→ Aim: Starting with the first line of the data below, copy each line up to and including the one containing "linewidth=2.6, ax=ax, legend=False, sort=False)". Pictures stay out.

→ Data provided:
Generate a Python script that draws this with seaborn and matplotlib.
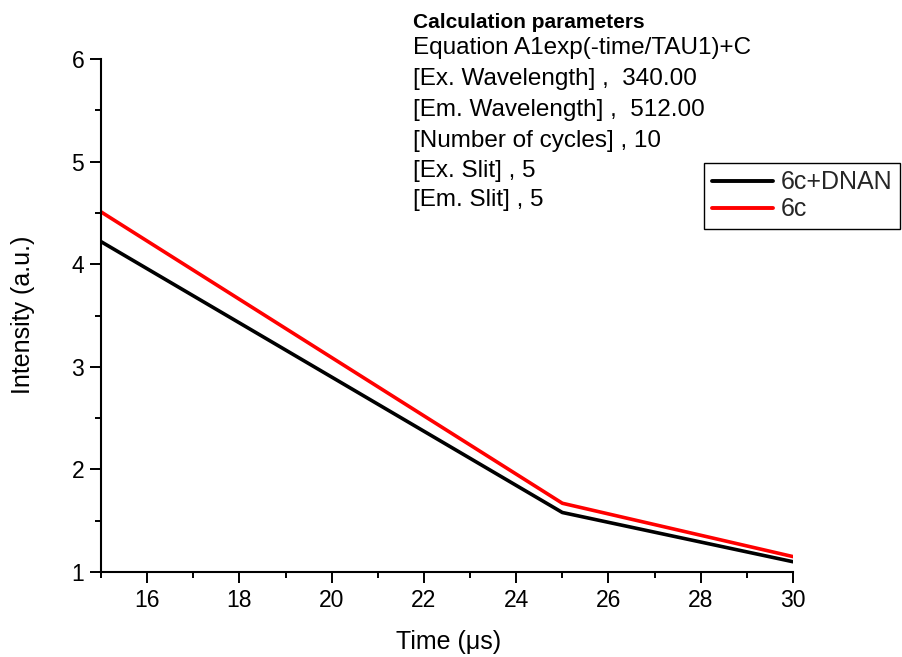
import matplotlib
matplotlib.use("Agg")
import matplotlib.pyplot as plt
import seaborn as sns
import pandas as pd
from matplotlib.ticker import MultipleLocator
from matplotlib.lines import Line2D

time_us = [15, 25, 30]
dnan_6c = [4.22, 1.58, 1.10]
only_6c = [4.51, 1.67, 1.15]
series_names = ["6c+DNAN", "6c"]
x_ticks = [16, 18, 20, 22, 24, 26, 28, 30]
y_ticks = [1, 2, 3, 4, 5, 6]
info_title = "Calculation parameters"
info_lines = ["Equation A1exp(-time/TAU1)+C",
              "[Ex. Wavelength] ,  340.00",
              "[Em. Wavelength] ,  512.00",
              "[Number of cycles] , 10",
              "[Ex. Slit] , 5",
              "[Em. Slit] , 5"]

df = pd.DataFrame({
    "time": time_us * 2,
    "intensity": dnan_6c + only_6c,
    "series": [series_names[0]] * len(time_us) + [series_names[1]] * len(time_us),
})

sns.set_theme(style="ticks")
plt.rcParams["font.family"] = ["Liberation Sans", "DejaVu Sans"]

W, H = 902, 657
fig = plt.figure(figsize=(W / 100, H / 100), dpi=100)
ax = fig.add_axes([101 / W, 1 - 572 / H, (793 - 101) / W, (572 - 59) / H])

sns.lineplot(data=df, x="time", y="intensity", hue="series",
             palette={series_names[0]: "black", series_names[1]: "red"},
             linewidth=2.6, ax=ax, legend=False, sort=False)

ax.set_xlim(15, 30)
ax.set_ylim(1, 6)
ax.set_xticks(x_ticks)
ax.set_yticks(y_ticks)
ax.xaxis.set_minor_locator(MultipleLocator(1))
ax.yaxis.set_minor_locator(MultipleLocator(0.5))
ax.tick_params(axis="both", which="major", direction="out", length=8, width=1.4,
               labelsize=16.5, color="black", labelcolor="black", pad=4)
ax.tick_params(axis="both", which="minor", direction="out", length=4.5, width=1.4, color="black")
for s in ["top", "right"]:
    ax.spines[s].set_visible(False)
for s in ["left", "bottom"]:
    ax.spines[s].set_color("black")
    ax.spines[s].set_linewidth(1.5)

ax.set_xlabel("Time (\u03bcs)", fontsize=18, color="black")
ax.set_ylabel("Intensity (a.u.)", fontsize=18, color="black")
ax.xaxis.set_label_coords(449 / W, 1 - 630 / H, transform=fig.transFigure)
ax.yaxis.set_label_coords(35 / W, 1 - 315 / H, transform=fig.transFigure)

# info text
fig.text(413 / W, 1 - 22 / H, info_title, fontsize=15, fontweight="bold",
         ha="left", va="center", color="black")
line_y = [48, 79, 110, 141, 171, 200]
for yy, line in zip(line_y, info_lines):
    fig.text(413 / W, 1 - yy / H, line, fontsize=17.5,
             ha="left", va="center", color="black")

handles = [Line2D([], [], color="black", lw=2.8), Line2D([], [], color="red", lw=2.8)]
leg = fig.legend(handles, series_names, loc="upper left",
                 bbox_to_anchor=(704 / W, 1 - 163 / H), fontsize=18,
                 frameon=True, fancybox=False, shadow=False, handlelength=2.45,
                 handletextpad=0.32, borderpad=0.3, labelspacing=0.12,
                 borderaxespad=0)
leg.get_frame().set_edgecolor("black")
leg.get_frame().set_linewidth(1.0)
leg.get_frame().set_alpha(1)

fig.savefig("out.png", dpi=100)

→ Task output:
Generate a Python script that draws this with seaborn and matplotlib.
import matplotlib
matplotlib.use("Agg")
import matplotlib.pyplot as plt
import seaborn as sns
import pandas as pd
from matplotlib.ticker import MultipleLocator
from matplotlib.lines import Line2D

time_us = [15, 25, 30]
dnan_6c = [4.22, 1.58, 1.10]
only_6c = [4.51, 1.67, 1.15]
series_names = ["6c+DNAN", "6c"]
x_ticks = [16, 18, 20, 22, 24, 26, 28, 30]
y_ticks = [1, 2, 3, 4, 5, 6]
info_title = "Calculation parameters"
info_lines = ["Equation A1exp(-time/TAU1)+C",
              "[Ex. Wavelength] ,  340.00",
              "[Em. Wavelength] ,  512.00",
              "[Number of cycles] , 10",
              "[Ex. Slit] , 5",
              "[Em. Slit] , 5"]

df = pd.DataFrame({
    "time": time_us * 2,
    "intensity": dnan_6c + only_6c,
    "series": [series_names[0]] * len(time_us) + [series_names[1]] * len(time_us),
})

sns.set_theme(style="ticks")
plt.rcParams["font.family"] = ["Liberation Sans", "DejaVu Sans"]

W, H = 902, 657
fig = plt.figure(figsize=(W / 100, H / 100), dpi=100)
ax = fig.add_axes([101 / W, 1 - 572 / H, (793 - 101) / W, (572 - 59) / H])

sns.lineplot(data=df, x="time", y="intensity", hue="series",
             palette={series_names[0]: "black", series_names[1]: "red"},
             linewidth=2.6, ax=ax, legend=False, sort=False)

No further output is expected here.